Minister of Education Pan Wen-chung (潘文忠) yesterday resigned over what he said were political manipulations and slander directed at the ministry amid a months-long controversy surrounding the legality of National Taiwan University (NTU) president-elect Kuan Chung-ming (管中閔) heading the nation’s leading university.
Pan yesterday told the media that he had tendered his resignation to Premier William Lai (賴清德).
Although he is not one to fear challenges at work, he decided to resign after much thought, to curb “politically motivated attacks and slander” leveled at the ministry over the case, Pan said.
Photo: Fang Pin-chao, Taipei Times
The political manipulations had given ministry employees unnecessary stress and placed an uncalled-for burden on them, he said.
Kuan was on Jan. 5 elected NTU president, but his inauguration was postponed after he faced allegations of a conflict of interest in the election, plagiarism and illegally teaching in China as a government-contracted professor.
Throughout his career as a public servant, he always abided by the law, including in his handling of the controversy surrounding Kuan’s election, Pan said in the statement.
The ministry, as the university’s governing agency, is obligated to ensure that the election was entirely procedurally sound and that the NTU president-elect has the qualifications to assume the post, he said.

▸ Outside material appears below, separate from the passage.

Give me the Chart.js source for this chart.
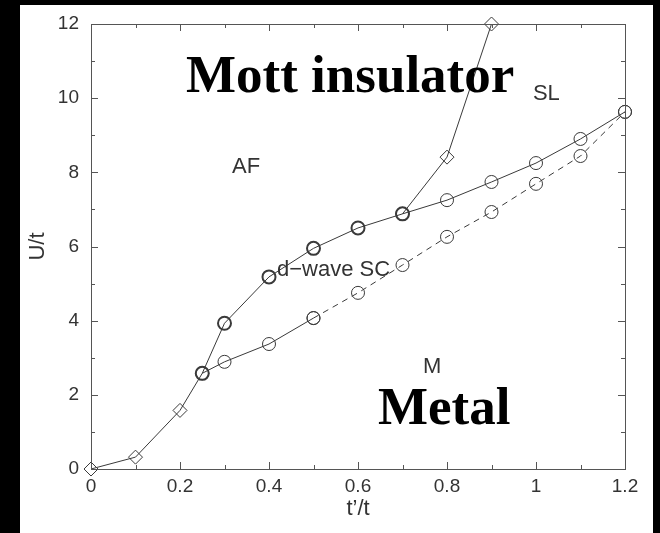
<!DOCTYPE html>
<html>
<head>
<meta charset="utf-8">
<script src="https://cdn.jsdelivr.net/npm/chart.js@4"></script>
<style>
html,body{margin:0;padding:0;background:#000;}
#c{display:block;}
</style>
</head>
<body>
<canvas id="c" width="660" height="533"></canvas>
<script>
// t'/t and U/t
const tpAF = [0, 0.1, 0.2, 0.25];
const uAF = [0, 0.32, 1.58, 2.58];
const tpUpper = [0.25, 0.3, 0.4, 0.5, 0.6, 0.7, 0.8, 0.9];
const uUpper = [2.58, 3.93, 5.18, 5.95, 6.5, 6.88, 8.41, 12];
const tpSL = [0.7, 0.8, 0.9, 1.0, 1.1, 1.2];
const uSL = [6.88, 7.25, 7.74, 8.25, 8.9, 9.63];
const tpLow = [0.25, 0.3, 0.4, 0.5];
const uLow = [2.58, 2.89, 3.37, 4.07];
const tpDash = [0.5, 0.6, 0.7, 0.8, 0.9, 1.0, 1.1, 1.2];
const uDash = [4.07, 4.75, 5.5, 6.26, 6.93, 7.69, 8.44, 9.63];
const xTicks = [0, 0.2, 0.4, 0.6, 0.8, 1, 1.2];
const yTicks = [0, 2, 4, 6, 8, 10, 12];

const LC = '#3a3a3a';
const SANS = '"Liberation Sans", Arial, sans-serif';
const SERIF = 'bold 53px "Liberation Serif", "Times New Roman", serif';
const pts = (xs, ys) => xs.map((x, i) => ({x: x, y: ys[i]}));

// region labels, in data coords
const notes = [
  {t: 'Mott insulator', x: 0.2135, y: 10.17, f: SERIF, c: '#000'},
  {t: 'Metal', x: 0.645, y: 1.21, f: SERIF, c: '#000'},
  {t: 'SL', x: 0.993, y: 9.95, f: '22px ' + SANS, c: '#333'},
  {t: 'AF', x: 0.317, y: 7.98, f: '22px ' + SANS, c: '#333'},
  {t: 'd\u2212wave SC', x: 0.418, y: 5.2, f: '22px ' + SANS, c: '#333'},
  {t: 'M', x: 0.746, y: 2.59, f: '22px ' + SANS, c: '#333'}
];

const framePlugin = {
  id: 'frame',
  beforeDraw(chart) {
    const ctx = chart.ctx;
    ctx.save();
    ctx.fillStyle = '#000';
    ctx.fillRect(0, 0, chart.width, chart.height);
    ctx.fillStyle = '#fff';
    ctx.fillRect(20, 5, 633, 528);
    ctx.restore();
  },
  afterDraw(chart) {
    const ctx = chart.ctx, a = chart.chartArea;
    const xs = chart.scales.x, ys = chart.scales.y;
    ctx.save();
    ctx.strokeStyle = '#555';
    ctx.lineWidth = 1;
    ctx.strokeRect(Math.round(a.left) + 0.5, Math.round(a.top) + 0.5, Math.round(a.right - a.left), Math.round(a.bottom - a.top));
    ctx.beginPath();
    for (let i = 1; i < 12; i++) {
      const px = Math.round(xs.getPixelForValue(i / 10)) + 0.5;
      const L = i % 2 === 0 ? 7 : 4;
      ctx.moveTo(px, a.bottom); ctx.lineTo(px, a.bottom - L);
      ctx.moveTo(px, a.top); ctx.lineTo(px, a.top + L);
    }
    for (let i = 1; i < 12; i++) {
      const py = Math.round(ys.getPixelForValue(i)) + 0.5;
      const L = i % 2 === 0 ? 7 : 4;
      ctx.moveTo(a.left, py); ctx.lineTo(a.left + L, py);
      ctx.moveTo(a.right, py); ctx.lineTo(a.right - L, py);
    }
    ctx.stroke();
    ctx.textAlign = 'left';
    ctx.textBaseline = 'alphabetic';
    notes.forEach(n => {
      ctx.font = n.f;
      ctx.fillStyle = n.c;
      ctx.fillText(n.t, xs.getPixelForValue(n.x), ys.getPixelForValue(n.y));
    });
    ctx.restore();
  }
};

const base = {showLine: true, borderColor: LC, borderWidth: 1, pointBorderColor: LC, pointBackgroundColor: 'rgba(0,0,0,0)', clip: false};

new Chart(document.getElementById('c'), {
  type: 'scatter',
  data: {
    datasets: [
      Object.assign({}, base, {data: pts(tpAF, uAF), pointStyle: 'rectRot', pointRadius: [7, 7, 7, 0]}),
      Object.assign({}, base, {data: pts(tpUpper, uUpper),
        pointStyle: ['circle', 'circle', 'circle', 'circle', 'circle', 'circle', 'rectRot', 'rectRot'],
        pointRadius: [6.5, 6.5, 6.5, 6.5, 6.5, 6.5, 7, 7],
        pointBorderWidth: [2, 2, 2, 2, 2, 2, 1, 1]}),
      Object.assign({}, base, {data: pts(tpSL, uSL), pointStyle: 'circle', pointRadius: 6.5}),
      Object.assign({}, base, {data: pts(tpLow, uLow), pointStyle: 'circle', pointRadius: 6.5}),
      Object.assign({}, base, {data: pts(tpDash, uDash), pointStyle: 'circle', pointRadius: 6.5, borderDash: [6, 5]})
    ]
  },
  options: {
    responsive: false,
    animation: false,
    devicePixelRatio: 1,
    layout: {padding: {top: 24, right: 35, left: 0, bottom: 0}},
    plugins: {legend: {display: false}, tooltip: {enabled: false}},
    scales: {
      x: {
        type: 'linear', min: 0, max: 1.2,
        afterBuildTicks: s => { s.ticks = xTicks.map(v => ({value: v})); },
        afterFit: s => { s.height = 64; },
        grid: {display: false, drawTicks: false},
        border: {display: false},
        ticks: {padding: 6, color: '#333', font: {family: SANS, size: 19}, callback: v => String(v)},
        title: {display: true, text: 't\u2019/t', color: '#333', padding: {top: 0, bottom: 11},
          font: {family: SANS, size: 22}}
      },
      y: {
        type: 'linear', min: 0, max: 12,
        afterBuildTicks: s => { s.ticks = yTicks.map(v => ({value: v})); },
        afterFit: s => { s.width = 91; },
        grid: {display: false, drawTicks: false},
        border: {display: false},
        ticks: {padding: 12, color: '#333', font: {family: SANS, size: 19}},
        title: {display: true, text: 'U/t', color: '#333', padding: {top: 25, bottom: 0},
          font: {family: SANS, size: 22}}
      }
    }
  },
  plugins: [framePlugin]
});
</script>
</body>
</html>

Despite the university discussing issues surrounding Kuan’s election in internal meetings, questions still remain, and the ministry would be negligent if it did not try to clear up these doubts, Pan said.
The university’s president has a high status in academia and should stand up to public scrutiny, he said, adding that Kuan has a responsibility to clarify controversy stemming from his “own behavior.”
Kuan’s reticence over questions raised about him runs counter to public expectations and the doubts have in turn made the ministry a source of public criticism, Pan said.
He said he hopes that all political manipulations surrounding the issue would cease following his resignation, so that public attention would focus on the legitimacy of the elections and Kuan’s qualifications.
Lai yesterday said that he “reluctantly” approved Pan’s resignation.
Hopefully, Pan’s resignation would help establish a socially acceptable standard for the election of university presidents, Lai said.
Lai said he admires and respects Pan’s work to clear up doubts over Kuan’s suitability, while acknowledging his contributions as a tenured educator.
The premier also conveyed the hope that Kuan would address the public over the allegations that he illegally taught in China, so that the controversy can be laid to rest.